Frustration grew, as Billy's physical skills faded to the point where even basic chords were a struggle. Eventually, the only place he was up for playing was the Montessori school, because the kids didn't judge him.
By 2003, he faced the prospect of putting down his guitar, losing his career, and his love of music. But Billy decided to grasp at one last straw.
Imagine a right-handed baseball pitcher starting over with his left hand. That's the equivalent of what Billy McLaughlin did, flipping his guitar around, and re-mastering a lifetime of intricate songs and techniques, note by note.
Three years after pulling back from the spotlight, and the audience that loved his music, the guitar virtuoso is moving to reclaim his career as a left-handed player.
In April, Mr. McLaughlin staged an ambitious comeback show in Maplewood. He played solo, did a set with his longtime touring band, then realized a dream by performing his songs with a full orchestra. Nineteen video cameras rolled, capturing the entire night for a live DVD that will be released soon.
His ongoing battle with Dystonia is also the basis for a coming documentary.

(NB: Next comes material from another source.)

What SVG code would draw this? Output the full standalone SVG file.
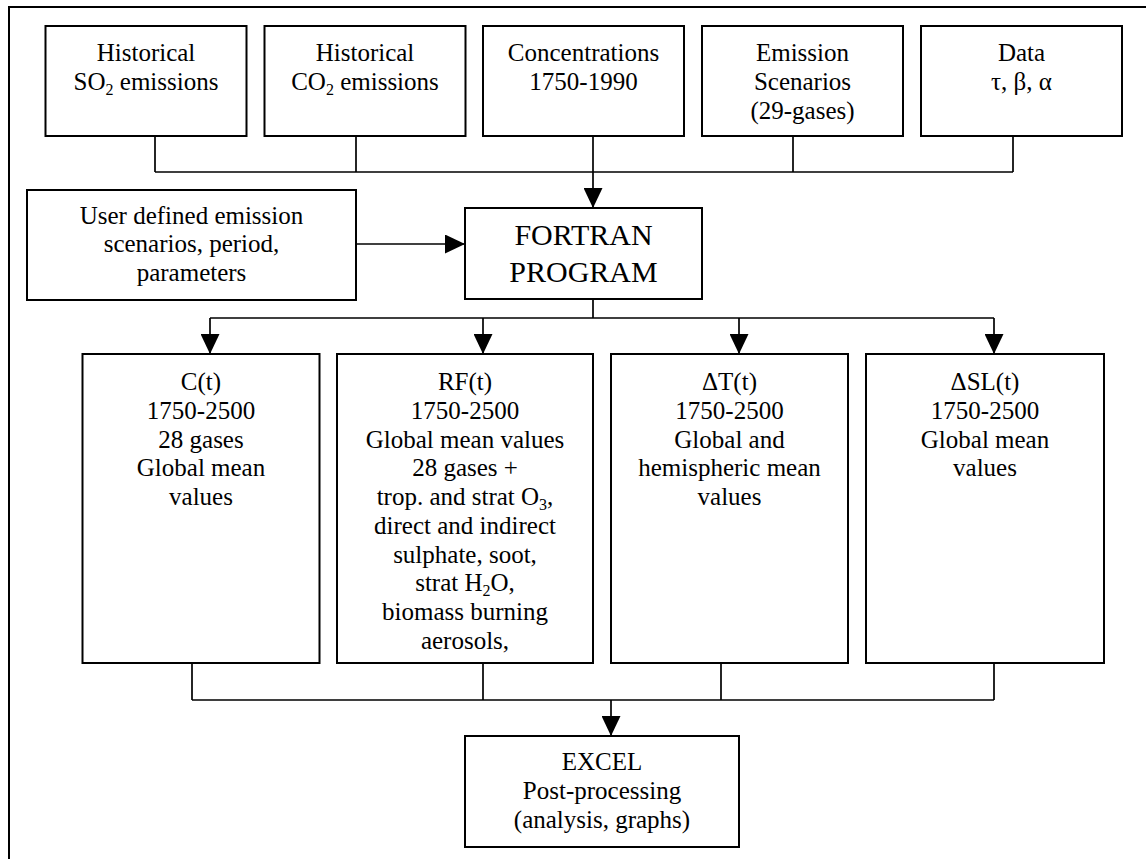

"I knew a little bit about Billy McLaughlin and his music. I knew he went away, and I didn't know why," filmmaker Suzanne Jurva said. "Then I found out why, and it was one of those things as a filmmaker, you say, 'this is a great story, and I have to do it.'"
Billy's story is a work in progress. Doctors warn that Dystonia could eventually attack his good hand, so Billy is working on a number of projects, and playing as much as possible.
If it turns out his future is jamming in the basement with his sons and their buddies instead of selling records, he's okay with that. Through the process of essentially losing a hand, he uncovered what drew him to music in the first place.
"I found every bit of what I loved about music, and about playing music was still there."